Пойти в милицию? Но ей там не поверят. В лучшем случае предложат всех устраивающий вариант: Славик на нее напал, хотел изнасиловать и она, защищаясь…
Хотя вряд ли такой вариант пройдет. Уж больно сильно изрезан Славик. Вика вспомнила его изуродованное, окровавленное тело и снова непроизвольно вздрогнула. Так не защищаются. Это как же надо озвереть, чтобы вот так бить и бить ножом уже мертвое, наверное, тело?
Да, ножом, а на ноже ее, Викины, отпечатки. Да что там, отпечатки, паспорт ее там. Все, больше ничего не надо. Если бы не было паспорта и ножа с ее отпечатками, то пусть даже Светка (если она жива, конечно), пусть даже она расскажет, как они с Виктором привезли их туда и оставили там вдвоем. Это еще не доказательство. Она, Вика, всегда может соврать, что поссорилась со Славиком и убежала от него одна домой. И что уж там было после нее – этого она знать не может. Возможно, возможно это и не слишком убедительно, но она ведь и не должна доказывать свою невиновность, а вот пусть попробуют тогда доказать, что это она… Славика…
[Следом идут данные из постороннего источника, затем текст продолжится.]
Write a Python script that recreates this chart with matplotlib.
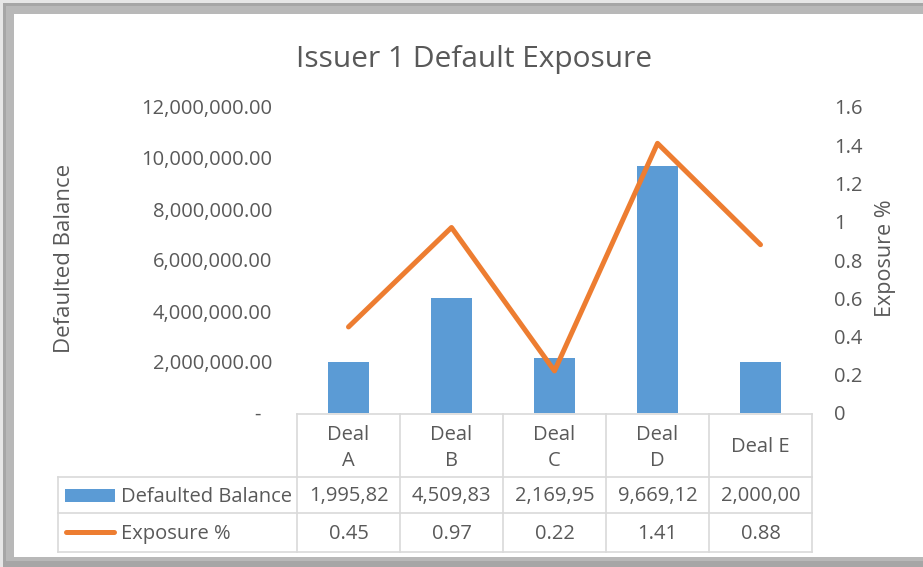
import matplotlib
matplotlib.use("Agg")
import matplotlib.pyplot as plt
from matplotlib.patches import Rectangle
from matplotlib.lines import Line2D

# ---------------- data ----------------
categories = ["Deal A", "Deal B", "Deal C", "Deal D", "Deal E"]
header_labels = ["Deal\nA", "Deal\nB", "Deal\nC", "Deal\nD", "Deal E"]
balances = [1995823, 4509834, 2169952, 9669125, 2000000]
exposure = [0.45, 0.97, 0.22, 1.41, 0.88]
left_ticks = [0, 2e6, 4e6, 6e6, 8e6, 10e6, 12e6]
right_ticks = [0, 0.2, 0.4, 0.6, 0.8, 1.0, 1.2, 1.4, 1.6]
right_tick_labels = ["0", "0.2", "0.4", "0.6", "0.8", "1", "1.2", "1.4", "1.6"]
series_names = ["Defaulted Balance", "Exposure %"]
title = "Issuer 1 Default Exposure"

# ---------------- style ----------------
W, H, DPI = 923, 567, 100
BLUE = "#5B9BD5"
ORANGE = "#ED7D31"
TXT = "#595959"
GRID = "#D9D9D9"
FONT = ["Open Sans", "DejaVu Sans"]
plt.rcParams["font.family"] = FONT

fig = plt.figure(figsize=(W / DPI, H / DPI), dpi=DPI)
fig.patch.set_facecolor("white")

def fx(x):
    return x / W

def fy(y):
    return 1 - y / H

# frame border (screenshot chrome)
border = fig.add_axes([0, 0, 1, 1], zorder=-5)
border.set_xlim(0, W)
border.set_ylim(H, 0)
border.axis("off")
border.add_patch(Rectangle((0, 0), W, H, color="#E6E6E6", lw=0))
border.add_patch(Rectangle((3, 3), W, H - 3, color="#A6A6A6", lw=0))
border.add_patch(Rectangle((6, 6), W, H - 6 - 6, color="#B8B8B8", lw=0))
border.add_patch(Rectangle((14, 14), W, H - 14 - 10, color="white", lw=0))

# plot area
PL, PR, PT, PB = 297, 812, 107, 413
ax = fig.add_axes([fx(PL), fy(PB), fx(PR - PL), (PB - PT) / H])
x = list(range(len(categories)))
ax.bar(x, balances, width=0.4, color=BLUE, zorder=2)
ax.set_xlim(-0.5, len(categories) - 0.5)
ax.set_ylim(0, 12e6)
ax.set_yticks(left_ticks)
ax.set_yticklabels([("-  " if v == 0 else f"{v:,.2f}") for v in left_ticks])
ax.set_xticks([])
ax.tick_params(axis="y", length=0, pad=18, labelsize=14.5, labelcolor=TXT)
for s in ax.spines.values():
    s.set_visible(False)
ax.patch.set_alpha(0)

ax2 = ax.twinx()
ax2.plot(x, exposure, color=ORANGE, lw=3.6, solid_capstyle="round",
         solid_joinstyle="round", zorder=3)
ax2.set_ylim(0, 1.6)
ax2.set_yticks(right_ticks)
ax2.set_yticklabels(right_tick_labels)
ax2.tick_params(axis="y", length=0, pad=16, labelsize=14.5, labelcolor=TXT)
for s in ax2.spines.values():
    s.set_visible(False)

# titles
fig.text(fx(474), fy(59), title, ha="center", va="center", fontsize=21.5, color=TXT)
fig.text(fx(65), fy(258), "Defaulted Balance", rotation=90, ha="center",
         va="center", fontsize=16, color=TXT)
fig.text(fx(886), fy(258), "Exposure %", rotation=90, ha="center",
         va="center", fontsize=15.5, color=TXT)

# ---------------- data table ----------------
TL = 58           # legend column left
ROWS = [414, 477, 513, 552]
col_w = (PR - PL) / len(categories)
cols = [PL + i * col_w for i in range(len(categories) + 1)]

def hline(x0, x1, y):
    fig.add_artist(Line2D([fx(x0), fx(x1)], [fy(y), fy(y)], color=GRID, lw=1.2))

def vline(x0, y0, y1):
    fig.add_artist(Line2D([fx(x0), fx(x0)], [fy(y0), fy(y1)], color=GRID, lw=1.2))

hline(PL, PR, ROWS[0])
for y in ROWS[1:]:
    hline(TL, PR, y)
for c in cols:
    vline(c, ROWS[0], ROWS[3])
vline(TL, ROWS[1], ROWS[3])

fs_tab = 14.5
for i, lab in enumerate(header_labels):
    cx = (cols[i] + cols[i + 1]) / 2
    fig.text(fx(cx), fy((ROWS[0] + ROWS[1]) / 2 + 2), lab, ha="center", va="center",
             fontsize=fs_tab, color=TXT, linespacing=1.4)
    bal_txt = f"{balances[i]:,.2f}"[:8]
    fig.text(fx(cx), fy((ROWS[1] + ROWS[2]) / 2 + 1.5), bal_txt, ha="center",
             va="center", fontsize=fs_tab, color=TXT)
    fig.text(fx(cx), fy((ROWS[2] + ROWS[3]) / 2 + 1.5), f"{exposure[i]:.2f}",
             ha="center", va="center", fontsize=fs_tab, color=TXT)

# legend keys
fig.add_artist(Rectangle((fx(65), fy(502)), fx(115 - 65), (502 - 489) / H,
                         color=BLUE, lw=0))
fig.add_artist(Line2D([fx(66), fx(114)], [fy(532), fy(532)], color=ORANGE,
                      lw=3.6, solid_capstyle="round"))
fig.text(fx(121), fy((ROWS[1] + ROWS[2]) / 2 + 1.5), series_names[0], ha="left",
         va="center", fontsize=fs_tab, color=TXT)
fig.text(fx(121), fy((ROWS[2] + ROWS[3]) / 2 + 1.5), series_names[1], ha="left",
         va="center", fontsize=fs_tab, color=TXT)

fig.savefig("out.png", dpi=DPI)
И тут вдруг ей стало так стыдно, так мучительно стыдно того, что вот она тут сидит и трезво, как последняя стерва, просчитывает варианты того, как и каким образом ей отмазаться от убийства, а Славик… А ведь он, кажется, и правда любил ее. Да и она когда-то. И это показалось ей таким подлым, таким постыдным предательством, что она разрыдалась.
– Ну все, все, хватит! – сказала она через минуту, взяв себя в руки. – Все-таки надо что-то решать.
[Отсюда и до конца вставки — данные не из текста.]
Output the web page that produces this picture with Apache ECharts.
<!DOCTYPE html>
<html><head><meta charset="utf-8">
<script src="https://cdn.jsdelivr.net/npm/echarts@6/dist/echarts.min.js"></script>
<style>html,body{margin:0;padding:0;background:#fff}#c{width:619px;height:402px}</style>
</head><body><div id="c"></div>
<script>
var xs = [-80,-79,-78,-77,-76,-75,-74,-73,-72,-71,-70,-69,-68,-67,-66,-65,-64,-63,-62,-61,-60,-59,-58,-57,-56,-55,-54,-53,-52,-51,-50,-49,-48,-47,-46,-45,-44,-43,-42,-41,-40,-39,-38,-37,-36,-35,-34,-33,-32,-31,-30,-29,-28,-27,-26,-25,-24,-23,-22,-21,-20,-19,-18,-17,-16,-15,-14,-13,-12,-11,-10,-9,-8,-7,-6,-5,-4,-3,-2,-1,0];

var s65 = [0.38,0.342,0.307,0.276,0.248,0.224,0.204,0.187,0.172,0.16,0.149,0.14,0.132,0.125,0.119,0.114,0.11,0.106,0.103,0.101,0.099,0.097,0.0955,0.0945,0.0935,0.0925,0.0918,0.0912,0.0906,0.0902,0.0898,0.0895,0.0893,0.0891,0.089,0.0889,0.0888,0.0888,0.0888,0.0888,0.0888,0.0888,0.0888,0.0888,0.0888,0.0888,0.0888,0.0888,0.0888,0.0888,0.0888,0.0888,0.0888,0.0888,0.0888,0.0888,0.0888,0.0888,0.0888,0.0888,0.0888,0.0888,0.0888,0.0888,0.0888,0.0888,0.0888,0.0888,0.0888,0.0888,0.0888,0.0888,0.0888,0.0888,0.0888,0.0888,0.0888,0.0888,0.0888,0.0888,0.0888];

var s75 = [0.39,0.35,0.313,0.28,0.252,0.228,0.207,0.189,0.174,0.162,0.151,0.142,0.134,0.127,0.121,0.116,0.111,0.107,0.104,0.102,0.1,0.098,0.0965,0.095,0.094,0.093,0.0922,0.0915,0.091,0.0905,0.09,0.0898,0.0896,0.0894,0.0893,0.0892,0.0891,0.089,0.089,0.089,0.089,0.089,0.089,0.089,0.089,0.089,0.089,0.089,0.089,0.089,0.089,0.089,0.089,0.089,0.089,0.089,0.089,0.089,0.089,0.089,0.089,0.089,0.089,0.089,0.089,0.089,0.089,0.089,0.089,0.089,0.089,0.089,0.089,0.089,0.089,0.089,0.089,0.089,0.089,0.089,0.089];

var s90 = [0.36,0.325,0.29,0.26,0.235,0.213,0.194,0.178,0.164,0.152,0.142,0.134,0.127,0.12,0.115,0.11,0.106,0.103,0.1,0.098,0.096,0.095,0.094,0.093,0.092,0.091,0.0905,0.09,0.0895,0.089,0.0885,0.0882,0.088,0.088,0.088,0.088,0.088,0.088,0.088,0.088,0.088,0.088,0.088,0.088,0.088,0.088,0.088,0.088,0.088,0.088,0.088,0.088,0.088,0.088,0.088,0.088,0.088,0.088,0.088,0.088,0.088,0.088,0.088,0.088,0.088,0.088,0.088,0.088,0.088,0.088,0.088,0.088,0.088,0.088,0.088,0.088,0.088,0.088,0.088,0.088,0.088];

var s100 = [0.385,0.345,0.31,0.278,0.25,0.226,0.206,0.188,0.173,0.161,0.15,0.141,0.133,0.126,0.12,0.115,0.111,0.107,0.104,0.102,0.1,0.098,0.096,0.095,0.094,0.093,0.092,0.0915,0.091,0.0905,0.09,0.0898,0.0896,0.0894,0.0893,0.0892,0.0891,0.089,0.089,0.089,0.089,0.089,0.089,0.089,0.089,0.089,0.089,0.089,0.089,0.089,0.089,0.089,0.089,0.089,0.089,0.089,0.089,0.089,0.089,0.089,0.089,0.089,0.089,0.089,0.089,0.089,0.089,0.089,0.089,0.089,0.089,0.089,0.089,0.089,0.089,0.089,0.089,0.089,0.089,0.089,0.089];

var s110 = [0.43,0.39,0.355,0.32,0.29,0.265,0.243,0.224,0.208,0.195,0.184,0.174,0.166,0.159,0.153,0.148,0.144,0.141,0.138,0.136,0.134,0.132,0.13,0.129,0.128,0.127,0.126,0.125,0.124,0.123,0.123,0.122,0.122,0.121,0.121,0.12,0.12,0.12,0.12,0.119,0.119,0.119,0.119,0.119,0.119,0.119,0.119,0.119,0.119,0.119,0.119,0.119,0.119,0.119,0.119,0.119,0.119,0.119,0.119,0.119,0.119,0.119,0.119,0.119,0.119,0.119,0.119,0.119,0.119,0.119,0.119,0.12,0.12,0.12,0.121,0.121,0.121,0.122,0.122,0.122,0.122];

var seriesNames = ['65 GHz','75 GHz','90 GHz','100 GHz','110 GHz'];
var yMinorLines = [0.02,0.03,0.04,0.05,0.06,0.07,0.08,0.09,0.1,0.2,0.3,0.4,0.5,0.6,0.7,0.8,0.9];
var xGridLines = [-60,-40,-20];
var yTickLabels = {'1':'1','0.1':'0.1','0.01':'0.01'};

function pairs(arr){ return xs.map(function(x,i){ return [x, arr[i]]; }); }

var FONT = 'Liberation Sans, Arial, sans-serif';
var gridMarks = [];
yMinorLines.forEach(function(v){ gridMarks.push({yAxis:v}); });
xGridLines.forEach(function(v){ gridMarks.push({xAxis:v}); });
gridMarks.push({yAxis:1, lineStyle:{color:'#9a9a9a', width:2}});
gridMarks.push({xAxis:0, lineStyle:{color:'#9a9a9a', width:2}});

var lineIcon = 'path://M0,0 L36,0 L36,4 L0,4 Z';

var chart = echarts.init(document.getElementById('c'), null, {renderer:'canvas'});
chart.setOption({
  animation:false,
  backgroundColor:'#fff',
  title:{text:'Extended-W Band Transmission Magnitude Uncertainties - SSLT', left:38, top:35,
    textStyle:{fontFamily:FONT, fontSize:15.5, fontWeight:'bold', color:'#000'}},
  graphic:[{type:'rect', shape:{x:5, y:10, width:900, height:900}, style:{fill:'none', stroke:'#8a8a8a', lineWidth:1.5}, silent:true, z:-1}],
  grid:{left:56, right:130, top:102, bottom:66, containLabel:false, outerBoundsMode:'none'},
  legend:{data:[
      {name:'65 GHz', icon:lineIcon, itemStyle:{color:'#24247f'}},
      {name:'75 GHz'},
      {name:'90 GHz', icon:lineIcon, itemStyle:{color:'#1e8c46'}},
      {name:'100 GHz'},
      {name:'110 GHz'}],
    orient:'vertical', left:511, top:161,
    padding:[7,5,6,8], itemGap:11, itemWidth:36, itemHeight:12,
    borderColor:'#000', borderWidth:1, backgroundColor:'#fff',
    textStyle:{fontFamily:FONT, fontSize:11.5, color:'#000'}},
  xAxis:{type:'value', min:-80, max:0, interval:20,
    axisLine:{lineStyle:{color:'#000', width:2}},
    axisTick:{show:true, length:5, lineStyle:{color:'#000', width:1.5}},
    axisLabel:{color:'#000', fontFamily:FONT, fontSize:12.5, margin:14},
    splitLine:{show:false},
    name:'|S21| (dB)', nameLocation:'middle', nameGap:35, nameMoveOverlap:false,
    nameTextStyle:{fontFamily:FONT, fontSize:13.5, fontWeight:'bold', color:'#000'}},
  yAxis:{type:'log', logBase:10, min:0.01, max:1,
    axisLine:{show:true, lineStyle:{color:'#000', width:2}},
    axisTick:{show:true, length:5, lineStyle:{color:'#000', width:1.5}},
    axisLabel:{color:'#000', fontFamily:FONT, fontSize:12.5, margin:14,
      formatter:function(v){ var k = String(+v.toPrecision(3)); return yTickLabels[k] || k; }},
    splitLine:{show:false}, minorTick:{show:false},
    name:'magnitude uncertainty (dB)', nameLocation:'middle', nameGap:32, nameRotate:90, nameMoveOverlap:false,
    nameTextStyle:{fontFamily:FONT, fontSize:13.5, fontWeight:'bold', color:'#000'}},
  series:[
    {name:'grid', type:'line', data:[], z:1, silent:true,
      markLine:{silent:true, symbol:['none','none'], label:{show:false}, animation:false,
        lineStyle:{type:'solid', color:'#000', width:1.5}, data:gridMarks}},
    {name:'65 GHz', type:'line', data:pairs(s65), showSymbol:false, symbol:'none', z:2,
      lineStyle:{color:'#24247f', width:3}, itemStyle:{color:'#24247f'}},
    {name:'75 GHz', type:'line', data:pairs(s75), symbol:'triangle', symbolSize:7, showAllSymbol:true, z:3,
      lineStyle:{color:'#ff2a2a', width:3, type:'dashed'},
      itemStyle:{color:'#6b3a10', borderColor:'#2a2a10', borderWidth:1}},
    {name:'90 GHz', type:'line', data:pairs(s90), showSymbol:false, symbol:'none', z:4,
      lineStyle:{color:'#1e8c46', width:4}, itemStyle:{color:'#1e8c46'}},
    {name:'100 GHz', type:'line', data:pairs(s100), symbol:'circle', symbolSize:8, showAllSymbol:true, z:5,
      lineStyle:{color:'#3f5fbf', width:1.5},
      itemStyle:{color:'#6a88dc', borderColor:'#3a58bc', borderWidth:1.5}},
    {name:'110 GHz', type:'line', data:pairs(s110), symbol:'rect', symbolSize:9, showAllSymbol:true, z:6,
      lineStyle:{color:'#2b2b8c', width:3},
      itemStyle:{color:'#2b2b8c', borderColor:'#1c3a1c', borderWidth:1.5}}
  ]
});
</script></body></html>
Да, легко сказать: решать. Но что?.. В общем, если отбросить эмоции, то вариантов два: либо она как-то добывает свою сумочку до приезда милиции, либо завтра уже она будет обвиняемой в убийстве.
И как же ее достать? Снова мчаться через весь город в эту квартиру? Успеет ли? И, главное, сможет ли снова войти туда? Туда, к Славику… И вдруг она вспомнила запах. Запах крови, который она, казалось, и не чувствовала тогда. А вот нет же, чувствовала, оказывается, и даже запомнила. И от этого запаха ее снова замутило. Почти как тогда, на кровати, когда она только очнулась.
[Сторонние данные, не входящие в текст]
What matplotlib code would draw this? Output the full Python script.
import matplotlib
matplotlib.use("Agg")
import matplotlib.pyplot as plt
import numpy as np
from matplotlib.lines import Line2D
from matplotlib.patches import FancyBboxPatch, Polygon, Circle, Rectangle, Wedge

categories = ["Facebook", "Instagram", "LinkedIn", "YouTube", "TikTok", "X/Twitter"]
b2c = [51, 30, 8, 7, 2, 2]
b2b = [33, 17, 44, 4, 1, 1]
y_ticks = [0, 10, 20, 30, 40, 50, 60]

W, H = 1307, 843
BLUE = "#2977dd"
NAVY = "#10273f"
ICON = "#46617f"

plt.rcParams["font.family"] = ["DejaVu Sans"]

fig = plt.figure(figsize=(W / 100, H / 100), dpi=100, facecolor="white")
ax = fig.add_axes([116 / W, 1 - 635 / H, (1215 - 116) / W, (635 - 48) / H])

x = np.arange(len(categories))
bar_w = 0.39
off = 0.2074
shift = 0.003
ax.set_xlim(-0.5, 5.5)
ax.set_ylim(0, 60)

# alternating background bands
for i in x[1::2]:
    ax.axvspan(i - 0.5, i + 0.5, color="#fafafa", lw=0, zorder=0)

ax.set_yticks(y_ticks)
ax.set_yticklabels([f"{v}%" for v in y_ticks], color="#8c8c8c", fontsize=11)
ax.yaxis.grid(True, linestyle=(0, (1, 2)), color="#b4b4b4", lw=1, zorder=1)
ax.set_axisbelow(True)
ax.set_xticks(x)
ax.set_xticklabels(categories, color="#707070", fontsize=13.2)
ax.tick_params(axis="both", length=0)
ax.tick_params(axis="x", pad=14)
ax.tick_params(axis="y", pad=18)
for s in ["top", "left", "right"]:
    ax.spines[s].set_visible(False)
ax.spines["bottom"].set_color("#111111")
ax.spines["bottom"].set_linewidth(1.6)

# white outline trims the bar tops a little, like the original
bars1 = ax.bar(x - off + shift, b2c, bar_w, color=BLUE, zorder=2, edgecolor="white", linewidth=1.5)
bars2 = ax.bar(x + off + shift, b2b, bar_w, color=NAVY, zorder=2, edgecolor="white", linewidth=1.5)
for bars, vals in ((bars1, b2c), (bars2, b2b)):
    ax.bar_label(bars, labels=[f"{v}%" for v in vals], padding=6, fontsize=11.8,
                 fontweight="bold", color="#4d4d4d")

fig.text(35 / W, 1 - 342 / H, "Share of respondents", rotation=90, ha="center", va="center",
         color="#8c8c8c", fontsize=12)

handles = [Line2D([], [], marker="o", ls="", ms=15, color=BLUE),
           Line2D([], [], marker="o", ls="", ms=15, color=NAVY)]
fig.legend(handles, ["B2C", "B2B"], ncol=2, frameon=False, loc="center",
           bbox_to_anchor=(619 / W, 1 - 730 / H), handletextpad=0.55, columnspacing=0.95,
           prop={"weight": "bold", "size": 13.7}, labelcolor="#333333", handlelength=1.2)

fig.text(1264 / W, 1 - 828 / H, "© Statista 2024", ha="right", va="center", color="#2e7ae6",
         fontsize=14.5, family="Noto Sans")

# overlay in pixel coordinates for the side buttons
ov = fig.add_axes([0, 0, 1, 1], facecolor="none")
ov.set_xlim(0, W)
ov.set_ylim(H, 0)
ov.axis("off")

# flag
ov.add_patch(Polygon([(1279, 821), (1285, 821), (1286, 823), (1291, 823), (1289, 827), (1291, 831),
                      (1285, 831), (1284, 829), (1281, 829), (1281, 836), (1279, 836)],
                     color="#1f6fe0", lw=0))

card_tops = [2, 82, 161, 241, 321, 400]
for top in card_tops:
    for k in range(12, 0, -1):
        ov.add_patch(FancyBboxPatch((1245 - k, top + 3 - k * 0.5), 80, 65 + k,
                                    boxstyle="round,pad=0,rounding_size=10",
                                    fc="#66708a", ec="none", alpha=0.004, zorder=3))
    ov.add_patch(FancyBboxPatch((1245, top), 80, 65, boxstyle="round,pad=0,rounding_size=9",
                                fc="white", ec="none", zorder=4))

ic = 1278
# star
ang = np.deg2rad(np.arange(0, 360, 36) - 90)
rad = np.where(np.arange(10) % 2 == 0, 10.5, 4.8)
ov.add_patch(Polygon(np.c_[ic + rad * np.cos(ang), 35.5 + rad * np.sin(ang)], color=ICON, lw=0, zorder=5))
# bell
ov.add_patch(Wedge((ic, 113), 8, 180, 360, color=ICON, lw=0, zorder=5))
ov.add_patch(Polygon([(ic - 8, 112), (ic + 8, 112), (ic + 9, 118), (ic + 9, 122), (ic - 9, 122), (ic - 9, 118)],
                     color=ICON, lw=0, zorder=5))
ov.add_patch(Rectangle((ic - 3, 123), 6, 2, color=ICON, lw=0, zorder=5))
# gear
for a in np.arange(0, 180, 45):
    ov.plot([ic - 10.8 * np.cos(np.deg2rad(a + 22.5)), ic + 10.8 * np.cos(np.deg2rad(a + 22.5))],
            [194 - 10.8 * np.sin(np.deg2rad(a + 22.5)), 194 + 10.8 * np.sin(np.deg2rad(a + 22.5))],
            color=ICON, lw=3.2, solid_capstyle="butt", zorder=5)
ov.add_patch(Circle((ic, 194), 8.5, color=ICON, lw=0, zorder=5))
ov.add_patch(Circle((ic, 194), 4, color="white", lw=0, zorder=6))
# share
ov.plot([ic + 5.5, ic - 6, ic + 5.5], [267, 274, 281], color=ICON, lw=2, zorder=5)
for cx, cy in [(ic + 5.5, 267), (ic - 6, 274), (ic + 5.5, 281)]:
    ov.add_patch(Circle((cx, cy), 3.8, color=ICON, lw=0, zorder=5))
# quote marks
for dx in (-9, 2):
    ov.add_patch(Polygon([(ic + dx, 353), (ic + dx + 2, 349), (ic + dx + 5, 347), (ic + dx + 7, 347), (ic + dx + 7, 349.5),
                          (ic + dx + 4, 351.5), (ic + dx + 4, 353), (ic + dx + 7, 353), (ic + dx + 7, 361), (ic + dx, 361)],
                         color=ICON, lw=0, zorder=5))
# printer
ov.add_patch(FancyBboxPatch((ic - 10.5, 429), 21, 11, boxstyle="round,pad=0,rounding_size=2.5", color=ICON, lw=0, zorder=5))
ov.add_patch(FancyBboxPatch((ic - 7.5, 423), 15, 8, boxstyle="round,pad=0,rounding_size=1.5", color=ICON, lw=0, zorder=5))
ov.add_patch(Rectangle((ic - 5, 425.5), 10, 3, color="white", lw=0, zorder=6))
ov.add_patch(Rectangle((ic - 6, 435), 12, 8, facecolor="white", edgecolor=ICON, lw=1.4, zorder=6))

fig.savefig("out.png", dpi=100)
Она не сможет туда войти. Даже просто войти, не говоря уж о том, чтобы хладнокровно разыскивать там свою сумочку, уничтожать улики… Нет, это не возможно!
Тогда как?.. Если не она… кто тогда? Сказать родителям? Нет уж!.. Просто тогда у отца случится сердечный приступ, у матери истерика, придется вызывать скорую… Нет, это не годится. Ни в коем случае.
Но тогда кто?..
И тут она вспомнила…
5
Естественно, никого убивать Хватов не хотел. Этот дурак сам подлез под пулю. Пьяный был, что ли? Хотя от него, вроде, не пахло. Может обкуренный, в темноте не разглядишь. И потом, у него был нож. И не просто для запугивания. Он им бил по настоящему. И если бы капитан не прикрылся дверцей – вон на ней какая отметина осталась! – ему бы самому лежать там.
Так-то оно так, да все не так просто. И самый главный вопрос: что, собственно, он, капитан Хватов, делал там в этот поздний час? Грибы собирал?
Ох, как ни к чему ему были бы все эти разбирательства. А если выплывет, что он тут с Наташкой, сучкой этой, был? Вот ведь, стерва! Ну не даром все-таки говорят, что от баб все беды. Тут ведь даже не в том беда, что Суслик прознает про его шалости с этой его новоявленной пассией, черт с ним, с Сусликом, любить он его, капитана Хватова все равно не любит, да и не нужна Хватову эта суслиная любовь. Пенсионный возраст он уже перешагнул, а в пятьдесят его так и так попрут. И все равно, стало быть, уже нечего ждать милостей от природы, а давно пора искать приложение своим силам где-нибудь в другом месте. Пока есть еще предложения.
Тут хуже, если Оля, жена, узнает. А ведь узнает, если скандал начнется. А Олю свою Хватов любил, несмотря на возраст и случавшиеся иногда увлечения. Кто у него еще в этой жизни остался? Родителей давно нет. Сыновья выросли и разъехались, один в Питере, другой в Москве. И если Ольга уйдет от него – а она это может, то, Хватов знал точно, останется ему только одно: махнуть на все рукой и утонуть в водке, как это сделал не один уже из его прежних друзей и знакомых. И так же, как и они, растворится он, разойдется в придонной мути без остатка, и памяти от него на этой земле не останется.